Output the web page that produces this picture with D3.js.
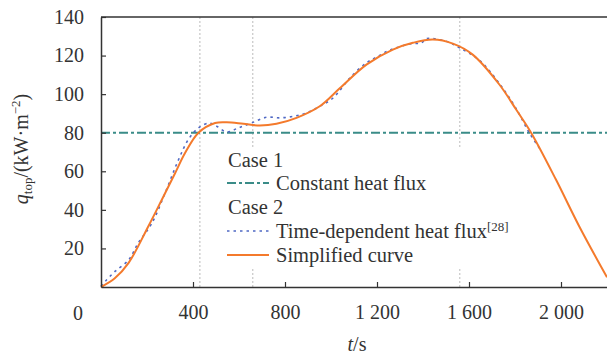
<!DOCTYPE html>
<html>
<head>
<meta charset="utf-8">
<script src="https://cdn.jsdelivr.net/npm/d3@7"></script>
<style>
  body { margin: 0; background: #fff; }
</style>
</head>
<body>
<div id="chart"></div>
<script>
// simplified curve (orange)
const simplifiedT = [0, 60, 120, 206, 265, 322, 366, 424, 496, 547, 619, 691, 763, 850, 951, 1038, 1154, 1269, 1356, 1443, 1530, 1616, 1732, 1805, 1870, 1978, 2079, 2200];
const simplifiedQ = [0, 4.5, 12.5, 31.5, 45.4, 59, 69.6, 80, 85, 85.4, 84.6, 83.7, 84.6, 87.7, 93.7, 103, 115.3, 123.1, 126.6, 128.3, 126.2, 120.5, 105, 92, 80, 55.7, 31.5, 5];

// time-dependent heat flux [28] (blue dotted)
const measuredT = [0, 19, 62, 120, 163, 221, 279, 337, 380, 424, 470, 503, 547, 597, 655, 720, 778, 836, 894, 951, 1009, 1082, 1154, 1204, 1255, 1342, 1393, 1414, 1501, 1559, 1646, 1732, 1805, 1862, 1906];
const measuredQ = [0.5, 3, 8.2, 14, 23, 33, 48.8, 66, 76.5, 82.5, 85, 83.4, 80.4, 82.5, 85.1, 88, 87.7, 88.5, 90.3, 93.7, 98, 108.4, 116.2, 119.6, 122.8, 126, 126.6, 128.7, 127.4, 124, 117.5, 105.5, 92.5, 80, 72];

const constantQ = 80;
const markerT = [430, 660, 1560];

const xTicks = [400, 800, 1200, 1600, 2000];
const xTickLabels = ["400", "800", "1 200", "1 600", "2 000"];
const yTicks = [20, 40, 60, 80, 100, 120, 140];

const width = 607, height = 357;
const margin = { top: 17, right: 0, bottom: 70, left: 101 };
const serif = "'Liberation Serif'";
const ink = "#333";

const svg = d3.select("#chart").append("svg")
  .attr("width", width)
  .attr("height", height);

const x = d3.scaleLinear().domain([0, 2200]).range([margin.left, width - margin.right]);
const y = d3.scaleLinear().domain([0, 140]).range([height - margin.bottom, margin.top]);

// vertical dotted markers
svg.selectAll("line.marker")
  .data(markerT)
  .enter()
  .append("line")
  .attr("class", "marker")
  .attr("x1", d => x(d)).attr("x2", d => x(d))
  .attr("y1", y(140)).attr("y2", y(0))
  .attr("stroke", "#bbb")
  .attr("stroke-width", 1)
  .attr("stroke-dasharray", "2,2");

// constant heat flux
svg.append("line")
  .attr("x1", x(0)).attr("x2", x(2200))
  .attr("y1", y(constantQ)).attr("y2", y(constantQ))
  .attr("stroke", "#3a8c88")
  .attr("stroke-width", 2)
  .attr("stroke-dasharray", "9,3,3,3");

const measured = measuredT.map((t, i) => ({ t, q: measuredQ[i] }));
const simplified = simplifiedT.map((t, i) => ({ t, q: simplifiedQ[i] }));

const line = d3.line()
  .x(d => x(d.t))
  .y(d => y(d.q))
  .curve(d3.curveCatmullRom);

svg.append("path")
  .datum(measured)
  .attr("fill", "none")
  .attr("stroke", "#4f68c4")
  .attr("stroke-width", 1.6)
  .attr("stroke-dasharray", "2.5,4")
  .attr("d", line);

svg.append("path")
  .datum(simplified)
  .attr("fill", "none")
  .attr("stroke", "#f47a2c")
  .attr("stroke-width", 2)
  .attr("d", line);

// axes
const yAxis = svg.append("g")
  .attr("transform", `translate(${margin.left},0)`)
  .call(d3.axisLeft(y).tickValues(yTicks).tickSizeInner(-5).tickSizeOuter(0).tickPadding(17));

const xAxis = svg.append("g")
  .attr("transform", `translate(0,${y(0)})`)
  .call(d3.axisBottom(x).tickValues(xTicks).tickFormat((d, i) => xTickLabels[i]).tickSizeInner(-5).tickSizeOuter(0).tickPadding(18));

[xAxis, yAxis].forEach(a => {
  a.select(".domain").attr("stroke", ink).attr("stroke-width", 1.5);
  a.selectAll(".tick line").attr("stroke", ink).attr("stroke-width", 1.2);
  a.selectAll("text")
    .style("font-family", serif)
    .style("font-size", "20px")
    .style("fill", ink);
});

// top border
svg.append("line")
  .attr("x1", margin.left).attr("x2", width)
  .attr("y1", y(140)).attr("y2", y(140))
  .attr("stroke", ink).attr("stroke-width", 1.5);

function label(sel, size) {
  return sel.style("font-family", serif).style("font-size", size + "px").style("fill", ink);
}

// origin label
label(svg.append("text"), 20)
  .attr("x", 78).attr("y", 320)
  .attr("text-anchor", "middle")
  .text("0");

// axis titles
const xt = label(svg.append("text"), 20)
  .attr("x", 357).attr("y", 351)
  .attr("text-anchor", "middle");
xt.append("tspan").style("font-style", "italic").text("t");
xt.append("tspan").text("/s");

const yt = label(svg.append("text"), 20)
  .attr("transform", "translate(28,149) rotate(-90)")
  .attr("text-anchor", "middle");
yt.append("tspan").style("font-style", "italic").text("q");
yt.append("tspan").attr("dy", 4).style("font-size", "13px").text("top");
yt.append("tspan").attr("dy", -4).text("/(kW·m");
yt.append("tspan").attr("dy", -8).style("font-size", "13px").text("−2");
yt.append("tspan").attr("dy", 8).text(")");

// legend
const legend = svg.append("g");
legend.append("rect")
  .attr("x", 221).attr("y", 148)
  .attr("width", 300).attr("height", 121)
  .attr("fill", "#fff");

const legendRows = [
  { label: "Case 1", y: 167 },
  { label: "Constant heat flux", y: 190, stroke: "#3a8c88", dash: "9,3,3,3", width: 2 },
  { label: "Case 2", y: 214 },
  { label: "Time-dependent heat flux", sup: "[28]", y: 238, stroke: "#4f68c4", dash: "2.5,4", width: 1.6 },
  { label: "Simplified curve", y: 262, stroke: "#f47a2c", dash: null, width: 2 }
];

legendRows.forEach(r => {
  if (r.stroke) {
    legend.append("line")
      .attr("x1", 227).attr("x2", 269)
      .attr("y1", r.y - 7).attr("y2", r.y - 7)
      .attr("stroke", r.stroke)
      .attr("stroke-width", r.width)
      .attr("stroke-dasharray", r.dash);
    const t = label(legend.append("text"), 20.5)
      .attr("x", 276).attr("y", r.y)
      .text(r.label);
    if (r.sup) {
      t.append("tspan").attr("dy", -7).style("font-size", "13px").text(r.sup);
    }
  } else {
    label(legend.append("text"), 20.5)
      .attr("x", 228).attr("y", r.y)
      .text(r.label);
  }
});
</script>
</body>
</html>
------
_GOAL:_
Take the data above and repeat it exactly, leaving each picture out.

_THE RESPONSE:_
Output the web page that produces this picture with D3.js.
<!DOCTYPE html>
<html>
<head>
<meta charset="utf-8">
<script src="https://cdn.jsdelivr.net/npm/d3@7"></script>
<style>
  body { margin: 0; background: #fff; }
</style>
</head>
<body>
<div id="chart"></div>
<script>
// simplified curve (orange)
const simplifiedT = [0, 60, 120, 206, 265, 322, 366, 424, 496, 547, 619, 691, 763, 850, 951, 1038, 1154, 1269, 1356, 1443, 1530, 1616, 1732, 1805, 1870, 1978, 2079, 2200];
const simplifiedQ = [0, 4.5, 12.5, 31.5, 45.4, 59, 69.6, 80, 85, 85.4, 84.6, 83.7, 84.6, 87.7, 93.7, 103, 115.3, 123.1, 126.6, 128.3, 126.2, 120.5, 105, 92, 80, 55.7, 31.5, 5];

// time-dependent heat flux [28] (blue dotted)
const measuredT = [0, 19, 62, 120, 163, 221, 279, 337, 380, 424, 470, 503, 547, 597, 655, 720, 778, 836, 894, 951, 1009, 1082, 1154, 1204, 1255, 1342, 1393, 1414, 1501, 1559, 1646, 1732, 1805, 1862, 1906];
const measuredQ = [0.5, 3, 8.2, 14, 23, 33, 48.8, 66, 76.5, 82.5, 85, 83.4, 80.4, 82.5, 85.1, 88, 87.7, 88.5, 90.3, 93.7, 98, 108.4, 116.2, 119.6, 122.8, 126, 126.6, 128.7, 127.4, 124, 117.5, 105.5, 92.5, 80, 72];

const constantQ = 80;
const markerT = [430, 660, 1560];

const xTicks = [400, 800, 1200, 1600, 2000];
const xTickLabels = ["400", "800", "1 200", "1 600", "2 000"];
const yTicks = [20, 40, 60, 80, 100, 120, 140];

const width = 607, height = 357;
const margin = { top: 17, right: 0, bottom: 70, left: 101 };
const serif = "'Liberation Serif'";
const ink = "#333";

const svg = d3.select("#chart").append("svg")
  .attr("width", width)
  .attr("height", height);

const x = d3.scaleLinear().domain([0, 2200]).range([margin.left, width - margin.right]);
const y = d3.scaleLinear().domain([0, 140]).range([height - margin.bottom, margin.top]);

// vertical dotted markers
svg.selectAll("line.marker")
  .data(markerT)
  .enter()
  .append("line")
  .attr("class", "marker")
  .attr("x1", d => x(d)).attr("x2", d => x(d))
  .attr("y1", y(140)).attr("y2", y(0))
  .attr("stroke", "#bbb")
  .attr("stroke-width", 1)
  .attr("stroke-dasharray", "2,2");

// constant heat flux
svg.append("line")
  .attr("x1", x(0)).attr("x2", x(2200))
  .attr("y1", y(constantQ)).attr("y2", y(constantQ))
  .attr("stroke", "#3a8c88")
  .attr("stroke-width", 2)
  .attr("stroke-dasharray", "9,3,3,3");

const measured = measuredT.map((t, i) => ({ t, q: measuredQ[i] }));
const simplified = simplifiedT.map((t, i) => ({ t, q: simplifiedQ[i] }));

const line = d3.line()
  .x(d => x(d.t))
  .y(d => y(d.q))
  .curve(d3.curveCatmullRom);

svg.append("path")
  .datum(measured)
  .attr("fill", "none")
  .attr("stroke", "#4f68c4")
  .attr("stroke-width", 1.6)
  .attr("stroke-dasharray", "2.5,4")
  .attr("d", line);

svg.append("path")
  .datum(simplified)
  .attr("fill", "none")
  .attr("stroke", "#f47a2c")
  .attr("stroke-width", 2)
  .attr("d", line);

// axes
const yAxis = svg.append("g")
  .attr("transform", `translate(${margin.left},0)`)
  .call(d3.axisLeft(y).tickValues(yTicks).tickSizeInner(-5).tickSizeOuter(0).tickPadding(17));

const xAxis = svg.append("g")
  .attr("transform", `translate(0,${y(0)})`)
  .call(d3.axisBottom(x).tickValues(xTicks).tickFormat((d, i) => xTickLabels[i]).tickSizeInner(-5).tickSizeOuter(0).tickPadding(18));

[xAxis, yAxis].forEach(a => {
  a.select(".domain").attr("stroke", ink).attr("stroke-width", 1.5);
  a.selectAll(".tick line").attr("stroke", ink).attr("stroke-width", 1.2);
  a.selectAll("text")
    .style("font-family", serif)
    .style("font-size", "20px")
    .style("fill", ink);
});

// top border
svg.append("line")
  .attr("x1", margin.left).attr("x2", width)
  .attr("y1", y(140)).attr("y2", y(140))
  .attr("stroke", ink).attr("stroke-width", 1.5);

function label(sel, size) {
  return sel.style("font-family", serif).style("font-size", size + "px").style("fill", ink);
}

// origin label
label(svg.append("text"), 20)
  .attr("x", 78).attr("y", 320)
  .attr("text-anchor", "middle")
  .text("0");

// axis titles
const xt = label(svg.append("text"), 20)
  .attr("x", 357).attr("y", 351)
  .attr("text-anchor", "middle");
xt.append("tspan").style("font-style", "italic").text("t");
xt.append("tspan").text("/s");

const yt = label(svg.append("text"), 20)
  .attr("transform", "translate(28,149) rotate(-90)")
  .attr("text-anchor", "middle");
yt.append("tspan").style("font-style", "italic").text("q");
yt.append("tspan").attr("dy", 4).style("font-size", "13px").text("top");
yt.append("tspan").attr("dy", -4).text("/(kW·m");
yt.append("tspan").attr("dy", -8).style("font-size", "13px").text("−2");
yt.append("tspan").attr("dy", 8).text(")");

// legend
const legend = svg.append("g");
legend.append("rect")
  .attr("x", 221).attr("y", 148)
  .attr("width", 300).attr("height", 121)
  .attr("fill", "#fff");

const legendRows = [
  { label: "Case 1", y: 167 },
  { label: "Constant heat flux", y: 190, stroke: "#3a8c88", dash: "9,3,3,3", width: 2 },
  { label: "Case 2", y: 214 },
  { label: "Time-dependent heat flux", sup: "[28]", y: 238, stroke: "#4f68c4", dash: "2.5,4", width: 1.6 },
  { label: "Simplified curve", y: 262, stroke: "#f47a2c", dash: null, width: 2 }
];

legendRows.forEach(r => {
  if (r.stroke) {
    legend.append("line")
      .attr("x1", 227).attr("x2", 269)
      .attr("y1", r.y - 7).attr("y2", r.y - 7)
      .attr("stroke", r.stroke)
      .attr("stroke-width", r.width)
      .attr("stroke-dasharray", r.dash);
    const t = label(legend.append("text"), 20.5)
      .attr("x", 276).attr("y", r.y)
      .text(r.label);
    if (r.sup) {
      t.append("tspan").attr("dy", -7).style("font-size", "13px").text(r.sup);
    }
  } else {
    label(legend.append("text"), 20.5)
      .attr("x", 228).attr("y", r.y)
      .text(r.label);
  }
});
</script>
</body>
</html>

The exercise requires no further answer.